(Extracted records):

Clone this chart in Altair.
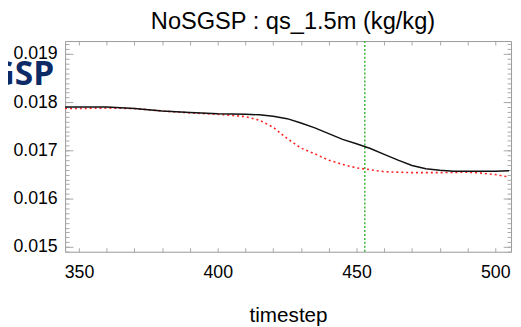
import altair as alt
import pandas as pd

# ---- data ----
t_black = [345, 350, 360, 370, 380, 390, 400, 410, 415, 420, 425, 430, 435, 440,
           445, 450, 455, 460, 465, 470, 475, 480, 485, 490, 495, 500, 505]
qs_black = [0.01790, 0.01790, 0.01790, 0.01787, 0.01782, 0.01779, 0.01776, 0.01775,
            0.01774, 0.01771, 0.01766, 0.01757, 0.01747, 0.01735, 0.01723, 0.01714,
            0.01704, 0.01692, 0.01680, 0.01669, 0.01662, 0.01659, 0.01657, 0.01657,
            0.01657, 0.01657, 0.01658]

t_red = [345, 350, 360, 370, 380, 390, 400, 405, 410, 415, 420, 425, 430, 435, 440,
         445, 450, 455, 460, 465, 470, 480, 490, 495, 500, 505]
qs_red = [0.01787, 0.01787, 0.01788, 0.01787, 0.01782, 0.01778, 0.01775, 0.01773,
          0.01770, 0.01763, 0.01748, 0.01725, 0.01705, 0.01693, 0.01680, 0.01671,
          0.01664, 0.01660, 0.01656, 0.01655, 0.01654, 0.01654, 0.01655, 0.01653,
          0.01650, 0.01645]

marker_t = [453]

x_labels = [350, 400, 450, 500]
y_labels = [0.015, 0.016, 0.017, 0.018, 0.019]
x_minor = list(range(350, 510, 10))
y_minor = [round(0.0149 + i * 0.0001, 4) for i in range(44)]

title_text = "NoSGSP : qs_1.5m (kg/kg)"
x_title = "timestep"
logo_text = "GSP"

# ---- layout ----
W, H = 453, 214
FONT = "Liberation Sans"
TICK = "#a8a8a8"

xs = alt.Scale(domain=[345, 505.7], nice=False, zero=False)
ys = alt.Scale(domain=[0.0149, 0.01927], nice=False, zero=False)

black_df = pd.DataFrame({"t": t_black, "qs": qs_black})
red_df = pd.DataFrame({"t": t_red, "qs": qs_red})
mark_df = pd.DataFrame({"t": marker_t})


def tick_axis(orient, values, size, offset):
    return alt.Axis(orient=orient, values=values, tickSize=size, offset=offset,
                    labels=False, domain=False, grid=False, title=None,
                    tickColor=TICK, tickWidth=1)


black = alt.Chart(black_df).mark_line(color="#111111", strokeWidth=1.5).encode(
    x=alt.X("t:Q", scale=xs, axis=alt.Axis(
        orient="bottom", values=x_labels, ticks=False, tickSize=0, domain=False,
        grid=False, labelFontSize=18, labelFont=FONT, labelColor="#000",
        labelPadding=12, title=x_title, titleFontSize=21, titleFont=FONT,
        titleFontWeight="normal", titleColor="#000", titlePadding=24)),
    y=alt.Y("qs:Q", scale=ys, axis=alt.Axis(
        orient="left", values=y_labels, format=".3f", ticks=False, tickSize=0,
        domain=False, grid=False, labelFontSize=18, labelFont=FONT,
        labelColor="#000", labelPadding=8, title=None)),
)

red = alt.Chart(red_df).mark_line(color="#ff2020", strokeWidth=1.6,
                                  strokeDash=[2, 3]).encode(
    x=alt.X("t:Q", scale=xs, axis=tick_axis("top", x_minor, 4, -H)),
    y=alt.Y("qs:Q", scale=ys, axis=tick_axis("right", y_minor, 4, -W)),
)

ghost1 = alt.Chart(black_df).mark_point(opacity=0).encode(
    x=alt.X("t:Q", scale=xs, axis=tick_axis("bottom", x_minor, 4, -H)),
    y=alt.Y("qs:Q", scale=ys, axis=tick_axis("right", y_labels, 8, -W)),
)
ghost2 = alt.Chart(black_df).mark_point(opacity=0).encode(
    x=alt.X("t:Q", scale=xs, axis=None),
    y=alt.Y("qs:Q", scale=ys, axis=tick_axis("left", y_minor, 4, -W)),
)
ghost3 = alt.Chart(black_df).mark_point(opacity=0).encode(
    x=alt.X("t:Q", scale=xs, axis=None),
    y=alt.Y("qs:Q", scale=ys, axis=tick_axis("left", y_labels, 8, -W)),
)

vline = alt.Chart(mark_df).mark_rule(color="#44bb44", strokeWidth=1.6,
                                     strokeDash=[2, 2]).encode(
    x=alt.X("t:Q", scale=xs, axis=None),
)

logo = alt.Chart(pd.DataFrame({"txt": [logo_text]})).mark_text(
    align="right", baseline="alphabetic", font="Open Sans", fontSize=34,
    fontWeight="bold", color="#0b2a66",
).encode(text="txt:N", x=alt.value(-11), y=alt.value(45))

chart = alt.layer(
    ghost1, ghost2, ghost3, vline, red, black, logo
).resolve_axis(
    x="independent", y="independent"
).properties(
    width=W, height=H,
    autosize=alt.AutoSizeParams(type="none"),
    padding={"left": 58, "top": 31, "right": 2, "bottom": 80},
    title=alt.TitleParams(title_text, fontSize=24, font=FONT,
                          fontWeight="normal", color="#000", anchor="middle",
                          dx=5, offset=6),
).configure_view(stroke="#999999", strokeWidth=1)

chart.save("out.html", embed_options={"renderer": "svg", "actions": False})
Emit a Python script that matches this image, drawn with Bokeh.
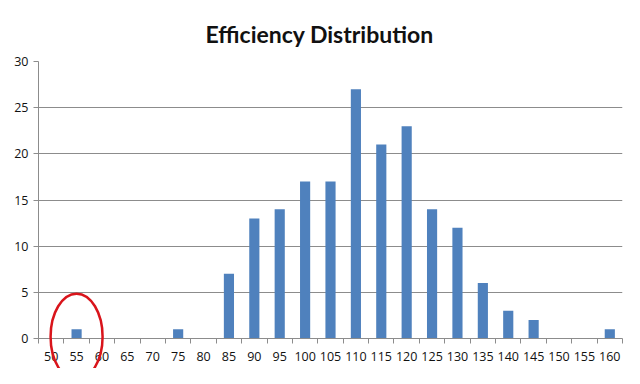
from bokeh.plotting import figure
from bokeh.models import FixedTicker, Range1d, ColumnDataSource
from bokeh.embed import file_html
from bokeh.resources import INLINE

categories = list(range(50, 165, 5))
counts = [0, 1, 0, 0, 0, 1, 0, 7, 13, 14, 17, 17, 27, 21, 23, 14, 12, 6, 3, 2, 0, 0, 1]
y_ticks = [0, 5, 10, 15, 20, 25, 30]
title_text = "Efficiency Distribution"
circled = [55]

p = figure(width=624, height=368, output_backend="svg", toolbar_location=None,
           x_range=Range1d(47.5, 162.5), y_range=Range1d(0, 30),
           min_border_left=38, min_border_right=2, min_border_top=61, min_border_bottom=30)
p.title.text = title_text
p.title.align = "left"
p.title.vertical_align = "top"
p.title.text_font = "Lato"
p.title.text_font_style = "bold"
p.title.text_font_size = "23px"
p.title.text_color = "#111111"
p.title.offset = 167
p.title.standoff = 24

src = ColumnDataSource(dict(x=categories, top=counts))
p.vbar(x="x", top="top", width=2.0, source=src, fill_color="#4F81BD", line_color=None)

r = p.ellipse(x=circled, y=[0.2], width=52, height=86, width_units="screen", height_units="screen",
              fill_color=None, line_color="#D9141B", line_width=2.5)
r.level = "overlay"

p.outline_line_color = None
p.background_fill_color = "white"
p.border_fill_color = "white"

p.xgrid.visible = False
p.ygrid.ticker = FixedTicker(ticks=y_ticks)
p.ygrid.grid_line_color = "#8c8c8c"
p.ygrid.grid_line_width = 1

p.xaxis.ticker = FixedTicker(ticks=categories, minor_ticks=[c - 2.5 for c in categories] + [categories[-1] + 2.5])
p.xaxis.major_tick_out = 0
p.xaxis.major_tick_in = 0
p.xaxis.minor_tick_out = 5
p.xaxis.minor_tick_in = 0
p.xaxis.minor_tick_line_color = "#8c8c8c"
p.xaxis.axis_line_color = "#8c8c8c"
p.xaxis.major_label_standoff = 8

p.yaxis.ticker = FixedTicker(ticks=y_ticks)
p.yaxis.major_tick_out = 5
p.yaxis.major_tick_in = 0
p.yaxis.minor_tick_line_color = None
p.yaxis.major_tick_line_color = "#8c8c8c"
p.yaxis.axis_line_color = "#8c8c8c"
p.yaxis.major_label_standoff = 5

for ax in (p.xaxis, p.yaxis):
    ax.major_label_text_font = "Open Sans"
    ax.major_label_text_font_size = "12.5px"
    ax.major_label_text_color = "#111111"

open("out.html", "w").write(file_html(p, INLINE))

(Description of the task): From the first line above down to the line with "0.01657, 0.01657, 0.01658]", reproduce every line and no others, omitting pictures.

(Result of this task):
Clone this chart in Altair.
import altair as alt
import pandas as pd

# ---- data ----
t_black = [345, 350, 360, 370, 380, 390, 400, 410, 415, 420, 425, 430, 435, 440,
           445, 450, 455, 460, 465, 470, 475, 480, 485, 490, 495, 500, 505]
qs_black = [0.01790, 0.01790, 0.01790, 0.01787, 0.01782, 0.01779, 0.01776, 0.01775,
            0.01774, 0.01771, 0.01766, 0.01757, 0.01747, 0.01735, 0.01723, 0.01714,
            0.01704, 0.01692, 0.01680, 0.01669, 0.01662, 0.01659, 0.01657, 0.01657,
            0.01657, 0.01657, 0.01658]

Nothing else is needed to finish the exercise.